I'm not saying he's a hero, he's more of an antihero. The only reason I wouldn't definitely call him an antihero is that the plot doesn't revolve around him.
And back to that scene where he marries Will and Liz, true he did it reluctantly and he thought it was absurd, but that was because they were in the middle of fighting, not because he didn't like them. After all, how evil could he be if they even considered asking him? Phillip and Aurora wouldn't ask Maleficent to marry them. Hercules and Meg wouldn't ask Hades to marry them. This pattern sort of leads me to believe they've come to accept each other as friends.

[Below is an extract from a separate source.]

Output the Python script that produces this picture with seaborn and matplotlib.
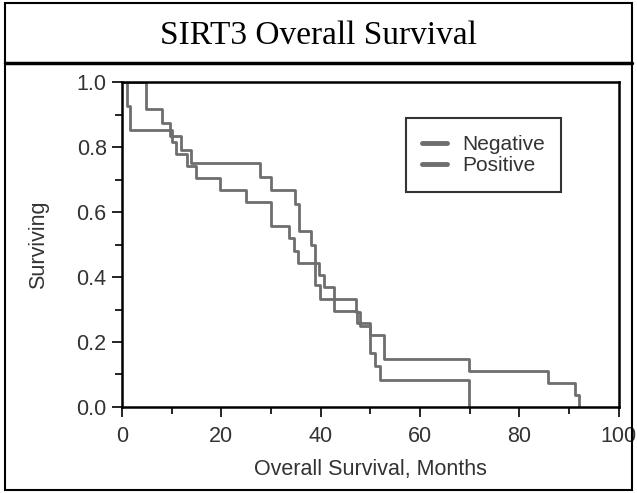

And again, I really don't feel that strongly about it. 'Villain' sounds a heck of a lot cooler than 'Neutral'. It's just that as you said you'd never thought of him as anything but a villain, I never really saw him that way after the third movie. But that's where that opinion comes in again. . .
Last Edit: Mar 1, 2016 23:29:18 GMT -5 by greenapples
I don't watch Galavant, so I'll let that lie. But I have to admit that Regina bucks the pattern. Though episode after episode is devoted to her trying to become (and remain) a hero. The lines are so blurred (by design) in that show, that it defies definition.
I hope there's no bad blood between us.
I'll second that. If we can't debate this and remain on good terms, then the whole section of the site has got to go.
And I have to agree that, in the long run, either choice, villain or neutral, won't have any earth-shaking effect. It's not a deal-breaker for me, and I hope it isn't for you.
Post by elizabethswann on Mar 2, 2016 18:47:16 GMT -5
Okay, I'll finally put my two cents in.
Not really. I've kept mum on this for a reason... We'll not get into that though.
Barbossa, I suppose we can still be pals.
And yes, I agree. If this section led to such disagreements that it began affecting posting with other members, I would say it had to go. As it is, this appears to be a wonderful idea, and I thank Jadon wholeheartedly for it! It's a good way for is Disney fans to discuss different topics in a new way. Well, new to the site.
I must say I enjoyed analysing the 3 films, and look forward to number 4. I've never given them that kind of in-depth consideration before.
And, I am prepared to move Barbossa to a Neutral. Even though I still think "Villain" is more appropriate for him, it's not by much of a margin, as those films delight in blurring the lines of demarcation.
Besides which, there are a few other characters who could possibly fit in more than one category. So it's really just a matter of opinion.
BTW, even if you play the most evil villain of them all (whoever that may be), it doesn't mean they can't kick back and do some non-villainous things on occasion. Including making friends with a hero, if circumstances dictate.